TEHRAN (FNA)- Iran’s envoy to the International Atomic Energy Agency Ali Asghar Soltaniyeh said on Thursday that since mutual talks between Iran and IAEA on guaranteeing nuclear fuel have failed, Iran has no alternative but to continue uranium enrichment independently and generate fuel cycle.
Talks between Iran and IAEA on generating nuclear fuel started in 1987, he said.
Iran’s envoy made the remarks in a meeting hosted by European Security Institute (ESI) in Vienna on Thursday.
Iran is to continue enriching uranium while there is no legally-binding international assurance of a nuclear fuel supply, he said, adding that the West has not remained committed to its pledges in the past and Iran should continue with uranium enrichment and there is no technical or legal justification to halt it.
All countries should take part in talks on guaranteeing nuclear fuel supply, he underlined.
“If other countries would like to enter into the business, they should put forward their proposal on supply of nuclear fuel or construction of nuclear power plants through tenders,” he said, adding that it is necessary to save nuclear fuel supply for emergency cases.
Former head of the United Nations Monitoring, Verification and Inspection Commission Hans Blix as another lecturer in the meeting said that talks on nuclear fuel supply and guaranteeing nuclear fuel supply failed in 1980s.
Elsewhere in his remarks, he said during his tenure at IAEA, the US prevented delivery of nuclear fuel to Iran.
Due to lack of confidence on the part of the West, Iran is entitled to act according to NPT’s letter of association and make use of its undeniable rights, he said.
He called for settlement of Iran’s nuclear issue through peaceful means.
The United States and its Western allies accuse Iran of trying to develop nuclear weapons under the cover of a civilian nuclear program, while they have never presented any corroborative document to substantiate their allegations.
Iran vehemently denies the charges and insists that its nuclear program is for peaceful purposes only.
Tehran is under three rounds of UN Security Council sanctions for turning down West’s calls to give up its right of uranium enrichment, saying the demand is politically tainted and illogical.
Iran has so far ruled out halting or limiting its nuclear work in exchange for trade and other incentives, saying that renouncing its rights under the NPT would encourage world powers to put further pressure on the country and would not lead to a change in the West’s hardline stance on Tehran.

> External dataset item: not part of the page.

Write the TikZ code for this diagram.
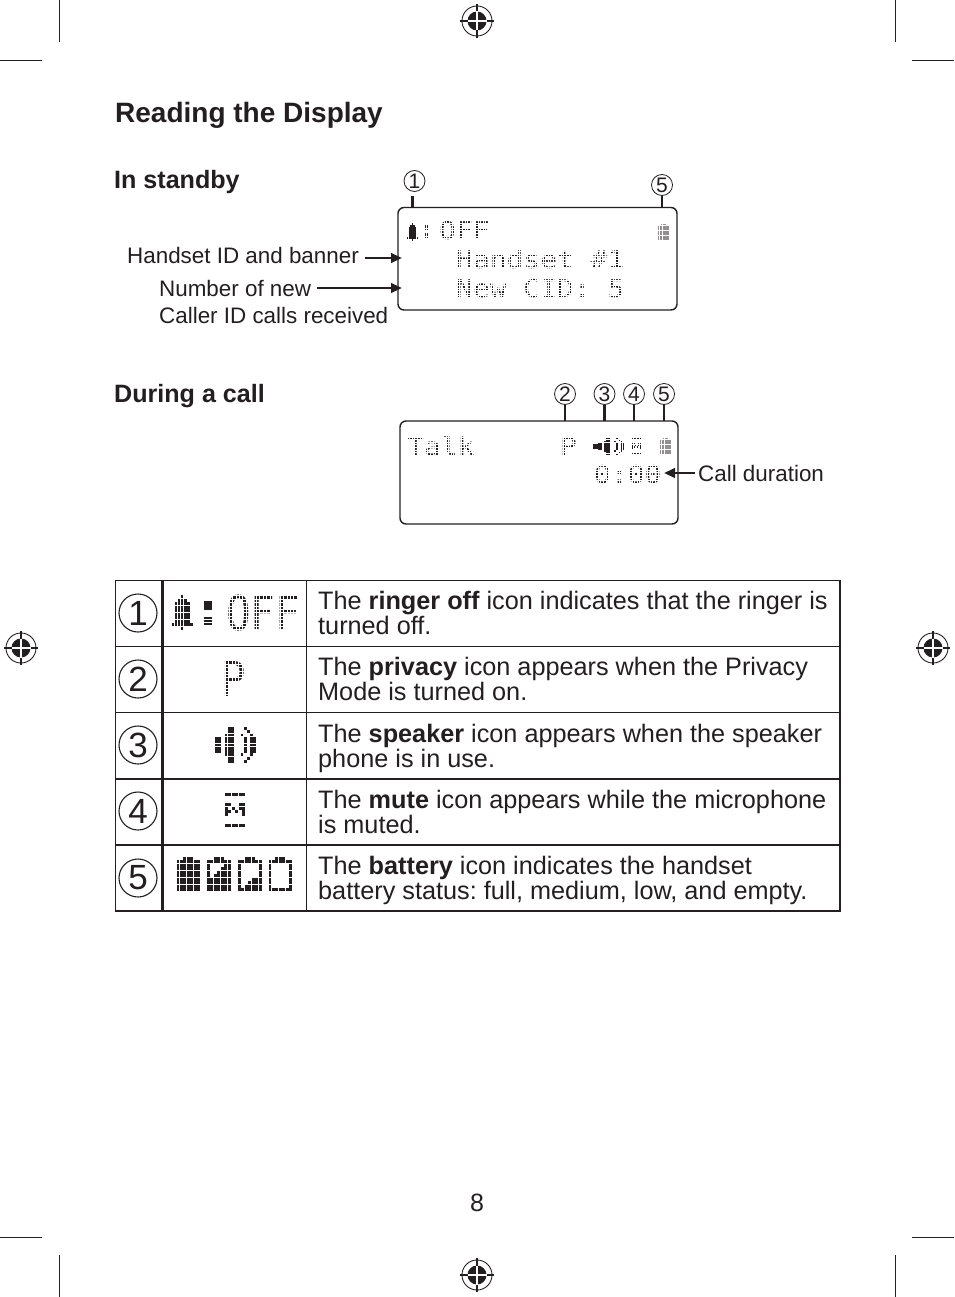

Iran insists that it has to continue enriching uranium because it needs to provide fuel to a 300-megawatt light-water reactor it is building in the southwestern town of Darkhoveyn as well as its first nuclear power plant in the southern port city of Bushehr.
Tehran has repeatedly said that it considers its nuclear case closed as it has come clean of IAEA’s questions and suspicions about its past nuclear activities.
Analysts believe that the US is at loggerheads with Iran due mainly to the independent and home-grown nature of Tehran’s nuclear technology, which gives the Islamic Republic the potential to turn into a world power and a role model for other third-world countries. Washington has laid much pressure on Iran to make it give up the most sensitive and advanced part of the technology, which is uranium enrichment, a process used for producing nuclear fuel for power plants.
Washington’s push for additional UN penalties contradicts a recent report by 16 US intelligence bodies that endorsed the civilian nature of Iran’s programs. Following the US National Intelligence Estimate (NIE) and similar reports by the IAEA head – one in November and the other one in February – which praised Iran’s truthfulness about key aspects of its past nuclear activities and announced settlement of outstanding issues with Tehran, any effort to impose further sanctions or launch military action against Iran seems to be completely irrational.
The February report by the UN nuclear watchdog, the International Atomic Energy Agency, praised Iran’s cooperation in clearing up all of the past questions over its nuclear program, vindicating Iran’s nuclear program and leaving no justification for any new UN sanctions.
Also in his latest report to the 35-nation Board of Governors, IAEA Director General Mohamed ElBaradei confirmed “the non-diversion” of nuclear material in Iran and added that the agency had found no “components of a nuclear weapon” or “related nuclear physics studies” in the country.
The IAEA report confirmed that Iran has managed to enrich uranium-235 to a level ‘less than 5 percent.’ Such a rate is consistent with the construction of a nuclear power plant. Nuclear arms production, meanwhile, requires an enrichment level of above 90 percent.
Many world nations have called the UN Security Council pressure against Iran unjustified, especially in the wake of recent IAEA reports saying Iran had increased cooperation with the agency.